(EXERCISE PROMPT): Up to and including the line with "import * as", write out the listing from its first line, minus the pictures.
== == ==
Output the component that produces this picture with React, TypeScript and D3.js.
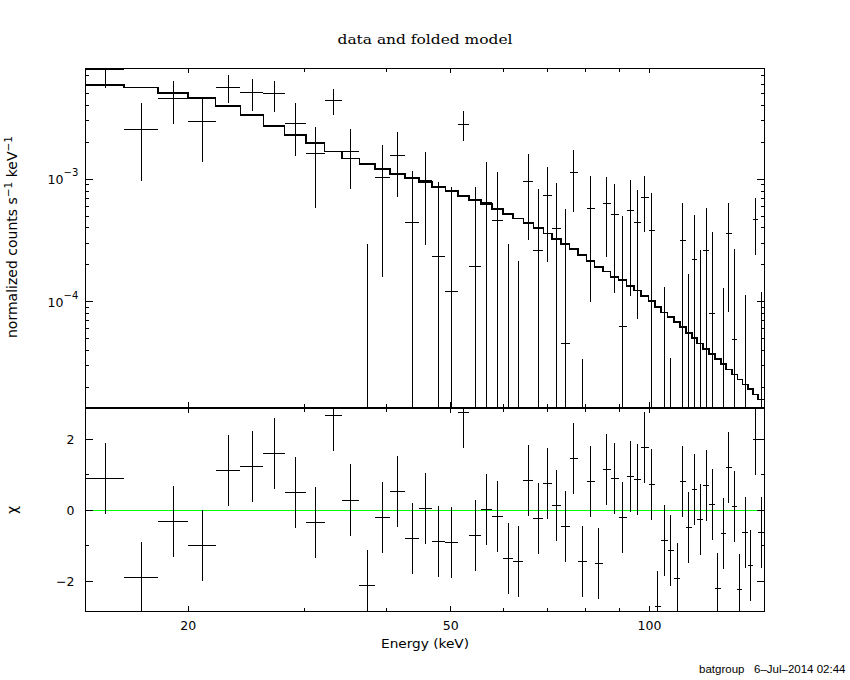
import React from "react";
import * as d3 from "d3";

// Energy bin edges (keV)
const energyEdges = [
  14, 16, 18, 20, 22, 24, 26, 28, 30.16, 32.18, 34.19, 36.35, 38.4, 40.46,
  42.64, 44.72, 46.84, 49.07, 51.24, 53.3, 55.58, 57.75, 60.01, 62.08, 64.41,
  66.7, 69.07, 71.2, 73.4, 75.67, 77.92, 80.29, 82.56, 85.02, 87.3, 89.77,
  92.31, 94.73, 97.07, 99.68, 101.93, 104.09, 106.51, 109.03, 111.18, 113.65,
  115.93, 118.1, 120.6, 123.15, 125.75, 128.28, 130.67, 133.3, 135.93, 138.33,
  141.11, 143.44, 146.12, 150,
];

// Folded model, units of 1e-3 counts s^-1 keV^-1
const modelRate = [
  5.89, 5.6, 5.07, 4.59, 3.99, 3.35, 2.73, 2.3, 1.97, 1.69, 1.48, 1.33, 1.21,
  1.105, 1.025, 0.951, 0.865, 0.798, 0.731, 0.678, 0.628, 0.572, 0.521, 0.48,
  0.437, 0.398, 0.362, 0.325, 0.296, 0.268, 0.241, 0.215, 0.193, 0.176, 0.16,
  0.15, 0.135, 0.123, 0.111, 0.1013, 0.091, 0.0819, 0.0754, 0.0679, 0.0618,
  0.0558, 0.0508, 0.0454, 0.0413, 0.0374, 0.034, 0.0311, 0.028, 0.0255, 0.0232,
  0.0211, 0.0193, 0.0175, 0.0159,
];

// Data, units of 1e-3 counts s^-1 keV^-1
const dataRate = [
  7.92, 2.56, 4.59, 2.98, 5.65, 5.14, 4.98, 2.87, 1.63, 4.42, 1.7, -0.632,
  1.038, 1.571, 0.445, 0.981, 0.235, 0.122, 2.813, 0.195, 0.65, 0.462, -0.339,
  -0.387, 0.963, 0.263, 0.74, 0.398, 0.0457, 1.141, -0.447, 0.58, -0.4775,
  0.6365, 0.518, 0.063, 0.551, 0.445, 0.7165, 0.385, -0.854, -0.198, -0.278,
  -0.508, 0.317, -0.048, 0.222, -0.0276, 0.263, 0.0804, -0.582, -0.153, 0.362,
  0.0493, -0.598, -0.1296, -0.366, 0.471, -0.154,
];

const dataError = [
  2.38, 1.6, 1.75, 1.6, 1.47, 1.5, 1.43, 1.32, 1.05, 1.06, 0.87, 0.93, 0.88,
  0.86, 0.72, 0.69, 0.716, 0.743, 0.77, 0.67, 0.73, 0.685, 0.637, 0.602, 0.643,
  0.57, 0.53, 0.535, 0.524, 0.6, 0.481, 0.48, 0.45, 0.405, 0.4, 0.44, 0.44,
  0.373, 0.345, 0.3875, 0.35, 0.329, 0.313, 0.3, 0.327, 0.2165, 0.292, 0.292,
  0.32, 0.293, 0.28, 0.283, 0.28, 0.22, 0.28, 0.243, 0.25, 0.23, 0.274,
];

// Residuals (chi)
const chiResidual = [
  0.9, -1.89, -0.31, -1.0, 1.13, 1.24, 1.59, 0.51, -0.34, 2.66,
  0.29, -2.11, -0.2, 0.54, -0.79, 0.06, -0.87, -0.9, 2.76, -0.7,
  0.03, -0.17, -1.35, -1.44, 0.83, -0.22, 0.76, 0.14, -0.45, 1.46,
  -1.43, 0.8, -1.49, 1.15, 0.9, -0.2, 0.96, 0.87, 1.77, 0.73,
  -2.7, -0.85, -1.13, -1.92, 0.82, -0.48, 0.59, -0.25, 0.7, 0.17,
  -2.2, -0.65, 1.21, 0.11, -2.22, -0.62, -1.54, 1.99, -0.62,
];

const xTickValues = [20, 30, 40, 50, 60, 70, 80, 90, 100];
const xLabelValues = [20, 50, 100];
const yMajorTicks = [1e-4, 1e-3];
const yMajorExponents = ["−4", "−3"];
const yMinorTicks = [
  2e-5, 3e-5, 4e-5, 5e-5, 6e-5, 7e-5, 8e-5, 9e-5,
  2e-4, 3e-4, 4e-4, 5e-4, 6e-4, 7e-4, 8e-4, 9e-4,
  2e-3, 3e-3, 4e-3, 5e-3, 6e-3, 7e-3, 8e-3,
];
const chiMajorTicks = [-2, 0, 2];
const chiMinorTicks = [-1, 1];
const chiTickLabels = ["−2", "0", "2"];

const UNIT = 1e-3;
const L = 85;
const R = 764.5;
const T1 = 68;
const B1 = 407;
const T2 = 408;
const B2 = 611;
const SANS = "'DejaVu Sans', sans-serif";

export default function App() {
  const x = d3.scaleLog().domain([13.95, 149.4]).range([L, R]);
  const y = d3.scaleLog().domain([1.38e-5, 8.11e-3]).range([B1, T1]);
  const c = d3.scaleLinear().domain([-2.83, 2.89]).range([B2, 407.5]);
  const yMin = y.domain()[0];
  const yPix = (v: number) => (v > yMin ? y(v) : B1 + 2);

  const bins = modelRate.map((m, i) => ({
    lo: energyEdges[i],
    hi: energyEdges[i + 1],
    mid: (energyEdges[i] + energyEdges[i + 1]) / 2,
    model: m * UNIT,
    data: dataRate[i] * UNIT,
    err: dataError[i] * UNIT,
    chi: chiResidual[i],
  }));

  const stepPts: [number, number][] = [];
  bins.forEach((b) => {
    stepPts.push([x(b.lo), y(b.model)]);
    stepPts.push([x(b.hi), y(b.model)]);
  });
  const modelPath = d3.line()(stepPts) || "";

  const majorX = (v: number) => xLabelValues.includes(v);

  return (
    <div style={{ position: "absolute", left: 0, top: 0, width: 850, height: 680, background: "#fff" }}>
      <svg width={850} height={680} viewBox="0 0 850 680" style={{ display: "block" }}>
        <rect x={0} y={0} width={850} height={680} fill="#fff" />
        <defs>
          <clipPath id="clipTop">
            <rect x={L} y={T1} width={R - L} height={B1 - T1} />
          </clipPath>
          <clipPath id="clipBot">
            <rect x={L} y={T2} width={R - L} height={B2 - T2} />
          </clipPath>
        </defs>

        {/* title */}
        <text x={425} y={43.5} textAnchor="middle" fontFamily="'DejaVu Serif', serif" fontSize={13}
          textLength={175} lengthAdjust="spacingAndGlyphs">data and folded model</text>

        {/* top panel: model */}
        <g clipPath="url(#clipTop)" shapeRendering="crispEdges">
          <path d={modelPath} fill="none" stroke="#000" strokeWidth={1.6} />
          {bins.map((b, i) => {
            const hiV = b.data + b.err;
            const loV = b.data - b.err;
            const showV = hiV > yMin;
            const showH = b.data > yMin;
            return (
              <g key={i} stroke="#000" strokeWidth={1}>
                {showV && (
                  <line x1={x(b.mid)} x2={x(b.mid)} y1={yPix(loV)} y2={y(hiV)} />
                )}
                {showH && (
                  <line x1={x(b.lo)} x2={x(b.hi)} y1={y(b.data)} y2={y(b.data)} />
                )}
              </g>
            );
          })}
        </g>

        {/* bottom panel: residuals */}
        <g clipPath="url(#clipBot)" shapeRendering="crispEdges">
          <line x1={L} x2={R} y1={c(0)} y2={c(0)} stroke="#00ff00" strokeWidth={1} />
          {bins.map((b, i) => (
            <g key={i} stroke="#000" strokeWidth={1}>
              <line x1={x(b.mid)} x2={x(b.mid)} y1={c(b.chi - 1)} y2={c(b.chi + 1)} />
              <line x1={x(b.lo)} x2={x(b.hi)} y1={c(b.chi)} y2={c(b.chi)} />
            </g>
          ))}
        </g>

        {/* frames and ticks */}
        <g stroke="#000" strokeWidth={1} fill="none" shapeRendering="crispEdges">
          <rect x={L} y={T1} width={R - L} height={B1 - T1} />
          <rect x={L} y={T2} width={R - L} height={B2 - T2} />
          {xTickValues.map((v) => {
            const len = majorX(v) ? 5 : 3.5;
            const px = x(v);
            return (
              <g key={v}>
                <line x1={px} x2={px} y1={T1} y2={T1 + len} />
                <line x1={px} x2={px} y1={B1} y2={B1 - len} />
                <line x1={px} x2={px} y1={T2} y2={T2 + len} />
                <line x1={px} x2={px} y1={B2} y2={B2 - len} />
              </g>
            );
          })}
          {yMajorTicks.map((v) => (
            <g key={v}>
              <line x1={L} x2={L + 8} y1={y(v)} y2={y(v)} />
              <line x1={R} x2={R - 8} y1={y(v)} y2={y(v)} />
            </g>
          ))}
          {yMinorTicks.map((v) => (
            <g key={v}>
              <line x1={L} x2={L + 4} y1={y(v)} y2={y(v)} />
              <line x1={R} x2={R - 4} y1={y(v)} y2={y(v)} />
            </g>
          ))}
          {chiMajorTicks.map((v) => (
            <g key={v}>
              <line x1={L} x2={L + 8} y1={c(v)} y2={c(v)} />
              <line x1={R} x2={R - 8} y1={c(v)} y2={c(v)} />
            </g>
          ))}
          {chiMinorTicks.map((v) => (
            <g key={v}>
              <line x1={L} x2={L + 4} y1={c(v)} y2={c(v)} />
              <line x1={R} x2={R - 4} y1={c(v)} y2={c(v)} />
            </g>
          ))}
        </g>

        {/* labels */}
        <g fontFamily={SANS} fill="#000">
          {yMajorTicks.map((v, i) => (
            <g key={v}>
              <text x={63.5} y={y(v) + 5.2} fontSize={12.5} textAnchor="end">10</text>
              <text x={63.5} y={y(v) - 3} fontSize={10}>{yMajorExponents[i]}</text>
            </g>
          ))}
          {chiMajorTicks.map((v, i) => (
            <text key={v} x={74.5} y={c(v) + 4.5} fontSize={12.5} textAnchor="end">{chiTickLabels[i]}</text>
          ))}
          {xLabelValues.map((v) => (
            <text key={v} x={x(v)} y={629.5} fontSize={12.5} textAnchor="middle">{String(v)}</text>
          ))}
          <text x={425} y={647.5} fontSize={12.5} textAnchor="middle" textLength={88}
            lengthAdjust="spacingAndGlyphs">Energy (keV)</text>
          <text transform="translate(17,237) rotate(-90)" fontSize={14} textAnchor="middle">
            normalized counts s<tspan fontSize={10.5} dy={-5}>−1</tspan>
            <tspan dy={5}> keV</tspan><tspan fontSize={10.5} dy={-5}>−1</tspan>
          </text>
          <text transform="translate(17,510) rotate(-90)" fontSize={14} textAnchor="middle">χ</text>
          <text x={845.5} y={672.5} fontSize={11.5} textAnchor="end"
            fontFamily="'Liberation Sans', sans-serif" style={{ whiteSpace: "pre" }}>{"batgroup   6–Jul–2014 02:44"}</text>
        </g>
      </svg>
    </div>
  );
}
== == ==
(ANSWER TO THE PROBLEM):
Output the component that produces this picture with React, TypeScript and D3.js.
import React from "react";
import * as d3 from "d3";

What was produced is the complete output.